In the middle thirties, with the departure for home of most of her American bunnies and the falling off of the tourist stream, Sylvia's financial troubles became more and more acute. When she was on the verge of giving up her labors, the French writers gathered around to help her by subscribing money and by holding readings of their works at Shakespeare and Company for which admission was charged. This kept her going, but it was hard. And by this time she was feeling tired and somewhat played out. But she kept on just the same. When the war came she was urged to return to America, but she refused and even when her own country became involved she stayed on at 12 rue de l'Odeon.

Then one day a high-ranking Nazi officer came into the shop and in perfect English demanded to purchase a copy of Joyce's Finnegans Wake, which he had seen displayed in the window. Sylvia said she was sorry but it was not for sale since it was the only copy she had and was inscribed to her by the author. The officer became very insistent, and when he left, empty-handed, he said he would be back to confiscate that and other books. Sylvia was frightened; her only source of funds was the books and manuscripts that she had collected and could sell if need be. That afternoon and evening she and the concierge and a couple of friends moved all the books, papers, pictures, and furniture to an empty apartment on the third floor. She even painted out the sign over the door and had a carpenter take down all the built-in bookshelves. Shakespeare and Company had disappeared completely, except of course that Sylvia still lived on the second floor. Whether the officer really came back she never knew. But it was the end of the bookshop, which was erased as though it had never existed.

Sylvia stayed on in France, first for six months in an internment camp and, later, when a conditional residence permit was granted to her, in a small room in a student hostel attached to the University of Paris. In any case, it was too late to leave the country. She visited the empty shop and her apartment above it almost daily, but she never saw the Nazi officer again, and her books and papers were never molested. Her only chore was to report to the police once a week.

Then, in 1944, when the Germans were starting to leave Paris, she returned to her apartment in the rue de l'Odeon, even though sniper shooting was still going on along the street and from the rooftops. She saw no Allied soldiers, however, until one morning when Ernest Hemingway suddenly appeared at her door to say that he had come to “liberate” her. After that happy reunion he went on across the river to liberate the bar of the Ritz Hotel.

But Sylvia did not reopen her shop. She was tired and somewhat discouraged. Also, for the moment at least, she had no ready customers, and it would be some time before the American literary people would return to Paris, if indeed they ever did. She realized that the era in which Shakespeare and Company had a role to play was over. But she stayed on in Paris, writing her memoirs in a lovely book called simply Shakespeare and Company, published in 1959.

It was during this period that I was in charge of the cultural relations section of the American embassy in Paris, and it occurred to me that the time was ripe to have a retrospective exhibit of the great Anglo-Irish, French-American literary flowering which had existed in the twenties in Paris, and I naturally turned to Sylvia Beach for assistance.
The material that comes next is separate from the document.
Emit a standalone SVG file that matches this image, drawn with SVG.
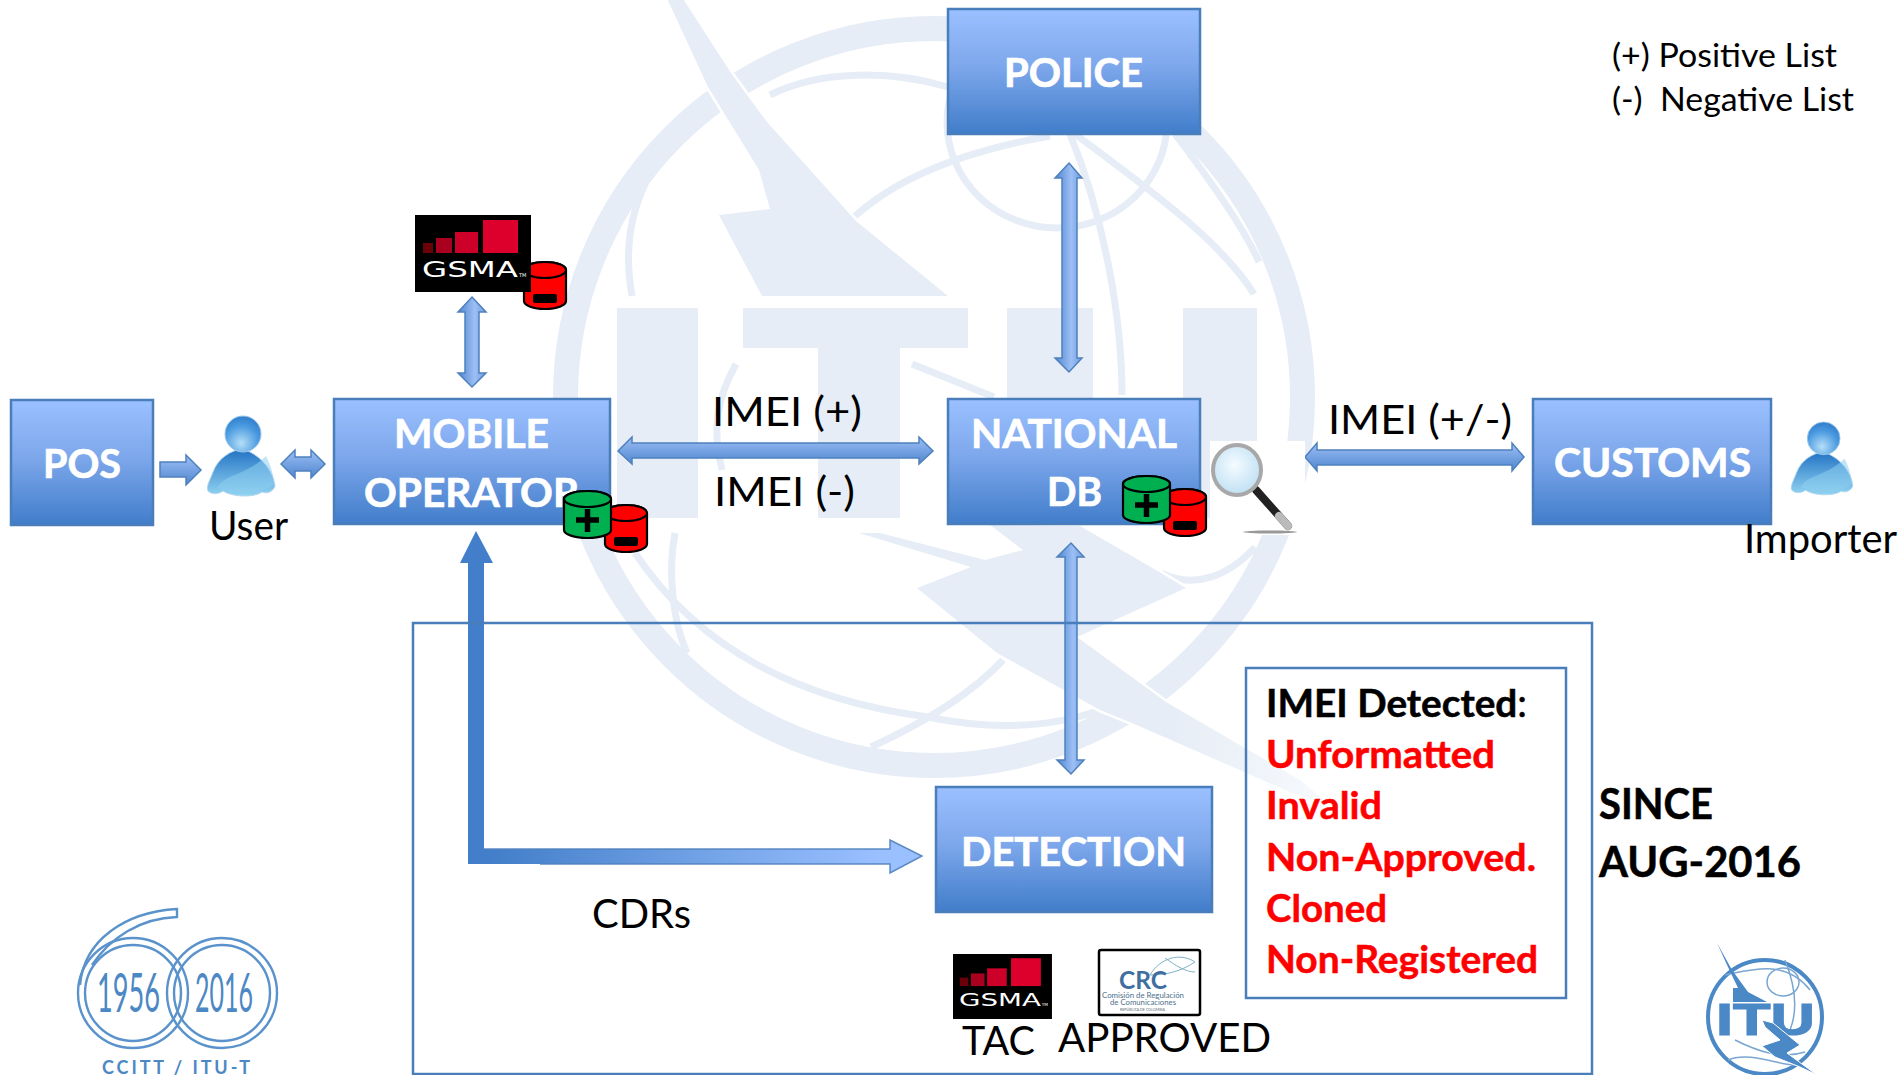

She welcomed the idea with immense enthusiasm. Many others besides Sylvia contributed their treasures, such as William Bird and his daughter France, Margaret Anderson, Mrs. J. S. Bradley, the Dudley sisters, Florence Gilliam, Maria Jolas, Man Ray, and Alice B. Toklas. Under the guiding hand of the embassy's gifted exhibits officer, Darthea Speyer and her staff, we collected more than two thousand first editions, manuscripts, photographs, drawings, and other mementos of the twenties. We reconstructed a little café with the iron tables and chairs of the period, and somewhere the staff found a player piano which, from a paper roll, belched forth the pounding music of the Ballet Mécanique. I invited all the literary people of the twenties I could find. Many came but, alas, many had to refuse for health reasons, such as Margaret Anderson, T. S. Eliot, Ernest Hemingway, and Bill Bird, among others. But Alice B. Toklas was there under the guiding hand of Thornton Wilder, and Maria Jolas, Florence Gilliam, and André Chamson all came. The list is, happily, a long one. The occasion was momentous. French and British and American authorities were also there. After a two-month showing in Paris, to great crowds daily the exhibit was taken to London for another two-month run. The French government also wanted to take it to the United States under their auspices, but they did not immediately make up their minds, and Sylvia sold all the most important pieces to various American universities, and thus they were suddenly unavailable. In 1977, the new Pompidou Museum made an even larger exhibit on the same subject, but without many of the first editions which had marked the one in the rue du Dragon.

In 1962 I was living in Washington, but came on a visit to Paris in September of that year, and of course I saw Sylvia. She was just the same as ever, lively, enthusiastic, her blue eyes sparkling as before. On the evening of October 4 we both attended a party at the home of Darthea Speyer. I again marveled at the vitality and energy of Sylvia Beach. When the party was over, I drove her back to her little apartment in the rue de l'Odeon. Not that night, but the next, she died in her sleep, seemingly without suffering.

She had left instructions that on her death she was to be cremated and buried in Père Lachaise cemetery. And so two days later, some forty or fifty of us went to the little chapel of the Colombarium in Père Lachaise. After we had waited for at least an hour, an attendant brought forth a small box covered with a green velvet cloth. He walked among us. Not a word was said. And then he disappeared through a door to the main building. It was an unworthy end to such a great person. Afterwards, her friend and admirer Janet Flanner wrote that Sylvia “always gave more than she received.” No epitaph could contain a greater truth.